The FTC’s five members, appointed by the president, serve seven-year terms and no more than three commissioners can be of the same political party. The agency enforces anti-trust and consumer protection laws.

A federal district court ordered Slaughter’s reinstatement in July and an appeals court in Washington, DC, ultimately declined to overturn that ruling. The Trump administration appealed earlier this month.

In a series of recent emergency orders, the court has allowed Trump – ever eager to remove dissenting voices from power – to fire leaders of independent agencies who were appointed by Biden. The court’s liberal wing has complained that, following those decisions, the court has effectively already overturned Humphrey’s.

Humphrey’s – a case that dealt directly with the president’s ability to fire a member of the FTC – allowed Congress to require presidents to show cause – before dismissing board members overseeing independent agencies.

Overturning that ruling would give presidents immense power to sweep away from service officials who enforce anti-trust laws, labor rules and disclosure requirements for publicly traded companies.

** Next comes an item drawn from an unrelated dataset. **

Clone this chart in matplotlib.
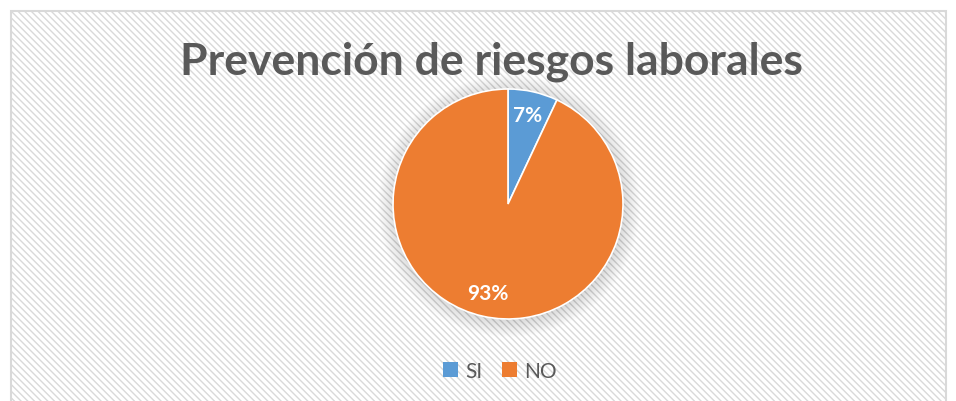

The Supreme Court, where conservatives hold a 6-3 supermajority, has signaled skepticism in recent years about the for-cause protections Congress sometimes includes for executive branch officials.

Four years ago, the court’s conservatives held that such protections for the head of the Consumer Financial Protection Bureau violated separation of powers principles. The president’s power to “remove – and thus supervise – those who wield executive power” flows directly from the Constitution, Chief Justice John Roberts wrote for the majority.

“The CFPB director has no boss, peers, or voters to report to,” Roberts wrote. “Yet the director wields vast rulemaking, enforcement, and adjudicatory authority over a significant portion of the US economy.”

But the court’s 5-4 decision left Humphrey’s in place, with Roberts noting that it applied only to independent agencies led a by a single director rather than multi-member boards. Conservative Justice Clarence Thomas, joined by Justice Neil Gorsuch, would have gone further. They framed the precedent as a “direct threat to our constitutional structure and, as a result, the liberty of the American people.”

“In a future case,” Thomas wrote, “I would repudiate what is left of this erroneous precedent.”

The Humphrey’s Executor case dates to President Franklin Roosevelt, who fired a commissioner of the Federal Trade Commission in 1933 who was appointed by President Herbert Hoover. William Humphrey continued to argue he was a member of the commission until his death in 1934. His estate sought to recover his salary during the period after his firing and the Supreme Court unanimously agreed that his dismissal was improper.

“It is quite evident,” the court wrote then, “that one who holds his office only during the pleasure of another cannot be depended upon to maintain an attitude of independence against the latter’s will.”

This story has been updated with additional details.